Rolling Without The Homiés
Rake Towers own fashion contrarian focuses on the power of minimalism and why less is more…
Society hastily buried the ‘designer logo on everything you own’ trend along with cargo pants, shag bands, curtain cuts and faux checks. Sorry, more like hid quickly under the sofa cushion hoping no one noticed. Everyone saw. We just don’t talk about it. Fast-forward to today, only the humble pikey express their love for luxury through over sized interlocking c’s. Everyone gets it; you have a bit of cash. Or do you? The majority of this fast-fashion is mostly fake and mass-produced in a thriving province of China, only to be sold on a market stall somewhere in the forgotten British suburbs. Either way, the thirst for logos, has radically changed from 15 years ago to what true luxury is today. Apart from your odd idiot in Dolce ‘blue plaque on my arse’ jeans and/ or ‘check my H for Hermes’ belt, men are aiming for well-crafted, subtle investments. Quality has well and truly Donald Trumped the garish symbols of wealth.

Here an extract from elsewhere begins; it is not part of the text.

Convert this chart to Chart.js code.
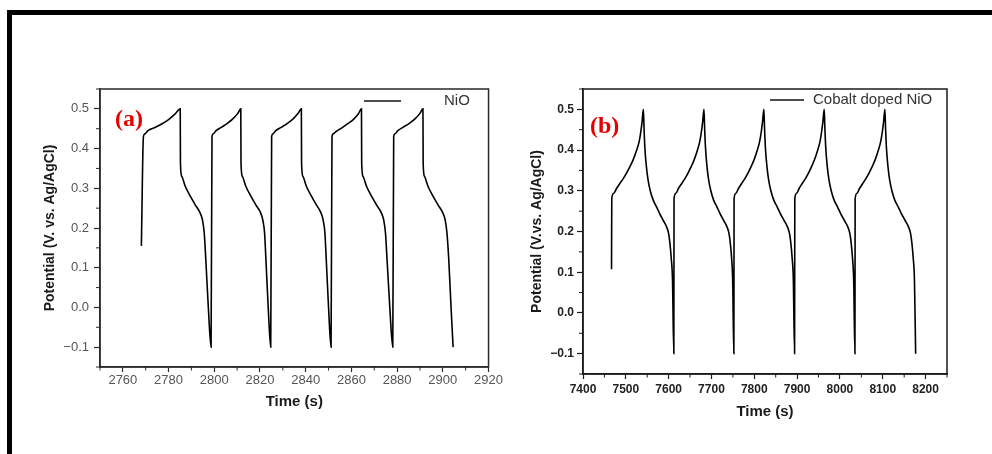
<!DOCTYPE html>
<html lang="en">
<head>
<meta charset="UTF-8">
<title>Galvanostatic charge-discharge: NiO and Cobalt doped NiO</title>
<style>
  body { margin: 0; background: #fff; }
  #page { position: relative; width: 992px; height: 454px; background: #fff; overflow: hidden; }
  #frameTop { position: absolute; left: 7px; top: 10px; width: 985px; height: 5px; background: #000; }
  #frameLeft { position: absolute; left: 7px; top: 10px; width: 5px; height: 444px; background: #000; }
  #wrapA { position: absolute; left: 14px; top: 20px; width: 490px; height: 420px; }
  #wrapB { position: absolute; left: 505px; top: 20px; width: 480px; height: 420px; }
</style>
<script src="https://cdn.jsdelivr.net/npm/chart.js"></script>
</head>
<body>
<div id="page">
  <div id="frameTop"></div>
  <div id="frameLeft"></div>
  <div id="wrapA"><canvas id="chartA" width="490" height="420"></canvas></div>
  <div id="wrapB"><canvas id="chartB" width="480" height="420"></canvas></div>
</div>

<script>
// ---- panel (a): NiO ----
const labelA = 'NiO';
const timeA = [
  2768.1, 2769.0, 2769.6, 2771.0, 2774.0, 2777.0, 2780.0, 2783.0, 2785.1,
  2785.2, 2785.8, 2787.3, 2789.5, 2791.6, 2793.8, 2794.8, 2795.6, 2796.3, 2797.4, 2798.6,
  2799.0, 2799.5, 2800.8, 2803.2, 2805.6, 2808.0, 2810.2, 2811.6,
  2811.7, 2812.3, 2813.8, 2816.0, 2818.1, 2820.3, 2821.2, 2822.0, 2822.6, 2823.6, 2824.7,
  2825.1, 2825.6, 2826.9, 2829.4, 2831.9, 2834.4, 2836.6, 2838.1,
  2838.2, 2838.8, 2840.3, 2842.5, 2844.6, 2846.7, 2847.6, 2848.4, 2849.0, 2850.0, 2851.1,
  2851.5, 2852.0, 2853.3, 2855.8, 2858.3, 2860.8, 2863.0, 2864.4,
  2864.5, 2865.1, 2866.6, 2868.8, 2870.9, 2873.1, 2874.1, 2874.9, 2875.6, 2876.8, 2878.1,
  2878.5, 2879.0, 2880.3, 2882.7, 2885.2, 2887.7, 2889.9, 2891.3,
  2891.4, 2892.0, 2893.5, 2895.7, 2897.8, 2900.0, 2901.0, 2901.8, 2902.6, 2903.6, 2904.5
];
const potentialA = [
  0.155, 0.430, 0.437, 0.445, 0.453, 0.462, 0.473, 0.488, 0.500,
  0.362, 0.330, 0.305, 0.280, 0.259, 0.238, 0.221, 0.188, 0.120, 0.000, -0.100,
  0.430, 0.437, 0.445, 0.454, 0.463, 0.474, 0.488, 0.500,
  0.362, 0.330, 0.305, 0.280, 0.259, 0.238, 0.221, 0.188, 0.120, 0.000, -0.100,
  0.430, 0.437, 0.445, 0.454, 0.463, 0.474, 0.488, 0.500,
  0.362, 0.330, 0.305, 0.280, 0.259, 0.238, 0.221, 0.188, 0.120, 0.000, -0.100,
  0.429, 0.437, 0.443, 0.452, 0.462, 0.473, 0.487, 0.500,
  0.362, 0.330, 0.305, 0.280, 0.259, 0.238, 0.221, 0.188, 0.120, 0.000, -0.100,
  0.430, 0.437, 0.445, 0.454, 0.463, 0.474, 0.488, 0.500,
  0.362, 0.330, 0.305, 0.280, 0.259, 0.238, 0.221, 0.188, 0.120, 0.000, -0.100
];
const xTicksA = [2760, 2780, 2800, 2820, 2840, 2860, 2880, 2900, 2920];
const yTicksA = [-0.1, 0.0, 0.1, 0.2, 0.3, 0.4, 0.5];
const yTickLabelsA = ['\u22120.1', '0.0', '0.1', '0.2', '0.3', '0.4', '0.5'];

// ---- panel (b): Cobalt doped NiO ----
const labelB = 'Cobalt doped NiO';
const timeB = [
  7466.6, 7467.2, 7472, 7478, 7486, 7494, 7502, 7509, 7517, 7525, 7531, 7535, 7538, 7541,
  7542.5, 7544.4, 7548, 7552, 7557, 7564, 7572, 7579, 7587, 7595, 7600, 7603, 7606, 7609, 7612.1,
  7612.6, 7617, 7622.5, 7630.5, 7638, 7645.5, 7652, 7659.5, 7667, 7672.5, 7676.5, 7679.5, 7682.5,
  7684, 7686, 7689.5, 7693.5, 7698.5, 7705, 7713, 7720, 7728, 7736, 7741, 7744, 7747, 7749.5, 7752.3,
  7752.8, 7757.2, 7762.6, 7770.5, 7778, 7785.5, 7792, 7799.4, 7806.8, 7812.3, 7816.3, 7819.3, 7822.4,
  7823.9, 7825.9, 7829.5, 7833.6, 7838.7, 7845.5, 7853.6, 7860.8, 7869, 7877.2, 7882.3, 7885.4, 7888.4, 7891.2, 7894.1,
  7894.6, 7899, 7904.3, 7912, 7919.5, 7926.8, 7933.2, 7940.5, 7947.8, 7953.3, 7957.2, 7960.2, 7963.3,
  7964.8, 7966.8, 7970.4, 7974.5, 7979.6, 7986.4, 7994.5, 8001.7, 8009.9, 8018.1, 8023.2, 8026.3, 8029.3, 8032.1, 8035,
  8035.5, 8039.9, 8045.3, 8053.2, 8060.7, 8068.2, 8074.7, 8082.1, 8089.5, 8095, 8099, 8102, 8105,
  8106.5, 8108.5, 8112.1, 8116.2, 8121.3, 8128.1, 8136.3, 8143.5, 8151.7, 8159.9, 8165, 8168.1, 8171.1, 8174, 8176.8
];
const potentialB = [
  0.107, 0.281, 0.294, 0.305, 0.318, 0.330, 0.344, 0.358, 0.376, 0.399, 0.420, 0.445, 0.470, 0.500,
  0.455, 0.407, 0.360, 0.326, 0.300, 0.277, 0.260, 0.244, 0.228, 0.212, 0.195, 0.171, 0.135, 0.081, -0.100,
  0.281, 0.294, 0.305, 0.318, 0.330, 0.344, 0.358, 0.376, 0.399, 0.420, 0.445, 0.470, 0.500,
  0.455, 0.407, 0.360, 0.326, 0.300, 0.277, 0.260, 0.244, 0.228, 0.212, 0.195, 0.171, 0.135, 0.081, -0.100,
  0.281, 0.294, 0.305, 0.318, 0.330, 0.344, 0.358, 0.376, 0.399, 0.420, 0.445, 0.470, 0.500,
  0.455, 0.407, 0.360, 0.326, 0.300, 0.277, 0.260, 0.244, 0.228, 0.212, 0.195, 0.171, 0.135, 0.081, -0.100,
  0.281, 0.294, 0.305, 0.318, 0.330, 0.344, 0.358, 0.376, 0.399, 0.420, 0.445, 0.470, 0.500,
  0.455, 0.407, 0.360, 0.326, 0.300, 0.277, 0.260, 0.244, 0.228, 0.212, 0.195, 0.171, 0.135, 0.081, -0.100,
  0.281, 0.294, 0.305, 0.318, 0.330, 0.344, 0.358, 0.376, 0.399, 0.420, 0.445, 0.470, 0.500,
  0.455, 0.407, 0.360, 0.326, 0.300, 0.277, 0.260, 0.244, 0.228, 0.212, 0.195, 0.171, 0.135, 0.081, -0.100
];
const xTicksB = [7400, 7500, 7600, 7700, 7800, 7900, 8000, 8100, 8200];
const yTicksB = [-0.1, 0.0, 0.1, 0.2, 0.3, 0.4, 0.5];
const yTickLabelsB = ['\u22120.1', '0.0', '0.1', '0.2', '0.3', '0.4', '0.5'];

const SANS = "'Liberation Sans', Arial, sans-serif";
const SERIF = "'Liberation Serif', 'Times New Roman', serif";

// box around the plot, minor ticks, panel letter and a line legend
const panelDecor = {
  id: 'panelDecor',
  afterDraw(chart, args, o) {
    const { ctx, chartArea: a, scales } = chart;
    ctx.save();
    ctx.strokeStyle = o.color;
    ctx.lineWidth = 1.5;
    ctx.strokeRect(a.left, a.top, a.right - a.left, a.bottom - a.top);

    // minor ticks half way between the labelled ones
    ctx.lineWidth = 1;
    const minors = (scale, majors) => {
      const step = majors[1] - majors[0];
      const out = [majors[0] - step / 2];
      majors.forEach(v => out.push(v + step / 2));
      return out.filter(v => v >= scale.min - 1e-9 && v <= scale.max + 1e-9);
    };
    minors(scales.x, o.xTicks).forEach(v => {
      const px = scales.x.getPixelForValue(v);
      ctx.beginPath(); ctx.moveTo(px, a.bottom); ctx.lineTo(px, a.bottom + 3.5); ctx.stroke();
    });
    minors(scales.y, o.yTicks).forEach(v => {
      const py = scales.y.getPixelForValue(v);
      ctx.beginPath(); ctx.moveTo(a.left, py); ctx.lineTo(a.left - 4, py); ctx.stroke();
    });

    // panel letter
    ctx.fillStyle = '#e60000';
    ctx.font = 'bold 24px ' + SERIF;
    ctx.textAlign = 'left';
    ctx.textBaseline = 'middle';
    ctx.fillText(o.letter, a.left + o.letterAt[0], a.top + o.letterAt[1]);

    // legend: short black line followed by the series name
    const lg = o.legendAt;
    ctx.strokeStyle = '#111';
    ctx.lineWidth = 1.6;
    ctx.beginPath();
    ctx.moveTo(a.left + lg[0], a.top + lg[2]);
    ctx.lineTo(a.left + lg[1], a.top + lg[2]);
    ctx.stroke();
    ctx.fillStyle = '#333';
    ctx.font = '15px ' + SANS;
    ctx.fillText(chart.data.datasets[0].label, a.left + lg[3], a.top + lg[2]);
    ctx.restore();
  }
};

function makeChart(id, p) {
  const points = p.time.map((t, i) => ({ x: t, y: p.potential[i] }));
  return new Chart(document.getElementById(id), {
    type: 'line',
    data: {
      datasets: [{
        label: p.label,
        data: points,
        borderColor: '#000',
        borderWidth: 1.6,
        pointRadius: 0,
        fill: false,
        cubicInterpolationMode: 'monotone'
      }]
    },
    options: {
      responsive: false,
      animation: false,
      events: [],
      layout: { padding: p.padding },
      plugins: {
        legend: { display: false },
        tooltip: { enabled: false },
        panelDecor: {
          color: p.axisColor, xTicks: p.xTicks, yTicks: p.yTicks,
          letter: p.letter, letterAt: p.letterAt, legendAt: p.legendAt
        }
      },
      scales: {
        x: {
          type: 'linear',
          min: p.xMin, max: p.xMax,
          afterBuildTicks: s => { s.ticks = p.xTicks.map(v => ({ value: v })); },
          afterFit: s => { s.height = p.xAxisHeight; },
          border: { color: p.axisColor, width: 1.5 },
          grid: { drawOnChartArea: false, drawTicks: true, tickLength: 5, tickColor: p.axisColor, tickWidth: 1.2 },
          ticks: {
            color: p.tickColor, font: p.tickFont, padding: p.xTickPad,
            maxRotation: 0, autoSkip: false, callback: v => String(v)
          },
          title: {
            display: true, text: 'Time (s)', color: '#1a1a1a',
            font: { family: SANS, size: 15, weight: 'bold' },
            padding: { top: 0, bottom: p.xTitlePad }
          }
        },
        y: {
          type: 'linear',
          min: -0.15, max: 0.55,
          afterBuildTicks: s => { s.ticks = p.yTicks.map(v => ({ value: v })); },
          afterFit: s => { s.width = p.yAxisWidth; },
          border: { color: p.axisColor, width: 1.5 },
          grid: { drawOnChartArea: false, drawTicks: true, tickLength: 6, tickColor: p.axisColor, tickWidth: 1.2 },
          ticks: {
            color: p.tickColor, font: p.tickFont, padding: p.yTickPad,
            autoSkip: false, callback: v => p.yLabels[p.yTicks.indexOf(v)]
          },
          title: {
            display: true, text: p.yTitle, color: '#1a1a1a',
            font: { family: SANS, size: 14, weight: 'bold' },
            padding: { top: p.yTitlePad, bottom: 0 }
          }
        }
      }
    },
    plugins: [panelDecor]
  });
}

makeChart('chartA', {
  label: labelA, time: timeA, potential: potentialA,
  xTicks: xTicksA, yTicks: yTicksA, yLabels: yTickLabelsA,
  xMin: 2750, xMax: 2920,
  yTitle: 'Potential (V. vs. Ag/AgCl)',
  padding: { top: 69, right: 13, left: 0, bottom: 0 },
  xAxisHeight: 73, yAxisWidth: 86,
  axisColor: '#2a2a2a', tickColor: '#555',
  tickFont: { family: SANS, size: 13 },
  xTickPad: 1, yTickPad: 5, xTitlePad: 29, yTitlePad: 28,
  letter: '(a)', letterAt: [15, 31], legendAt: [264, 301, 12, 344]
});

makeChart('chartB', {
  label: labelB, time: timeB, potential: potentialB,
  xTicks: xTicksB, yTicks: yTicksB, yLabels: yTickLabelsB,
  xMin: 7400, xMax: 8250,
  yTitle: 'Potential (V.vs. Ag/AgCl)',
  padding: { top: 69, right: 38, left: 0, bottom: 0 },
  xAxisHeight: 66, yAxisWidth: 78,
  axisColor: '#1a1a1a', tickColor: '#222',
  tickFont: { family: SANS, size: 12, weight: 'bold' },
  xTickPad: 3, yTickPad: 3, xTitlePad: 19, yTitlePad: 24,
  letter: '(b)', letterAt: [7, 38], legendAt: [187, 221, 11, 230]
});
</script>
</body>
</html>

If it’s a traditional LV bag that you’re after, that’s fine I suppose, but even they have stopped churning out the LV leather prints every season. You would question anyone with a logo print bag now - fakes are so good now it’s hard for anyone to tell anymore. A shame really. Its no wonder Saint Laurent sacked YVES - small gold lettering or embossing a simple, elegant design is what has become acceptable in respectable society. Brands such as Valextra are completely snubbing a logo and going with a simple cut out V. Funnily enough they will charge way more than many of the other luxury leather houses. Unless you’re the bloke who “accidentally” forgot to take the label off his jacket sleeve, you will know that the bespoke tailors don’t provide you with a logo anywhere in your jacket. The cut and style of the suit itself should be enough to recognise. Street-wear brands are also now poking fun at the original branding we all know so well and favour, examples being Homiés and Ballin’; a cheap and not really that funny, dig at luxury powerhouses Hermés and Balmain. Its not big, it’s not clever, it’s cheap and it’s shit. Dolce & Banana is dead. It’s hard to pin point exactly where the displeasure towards branded fashion came about. Really, I think it’s the minimal direction we are headed to stylistically. Every decade has been remembered for something in particular. So far, we are at the (slim straight leg) jeans and (plan Egyptian cotton) t-shirt - not exactly stimulating, but it’s the best bloody denim and from the coolest contemporary brands around. So now, where do we go from here?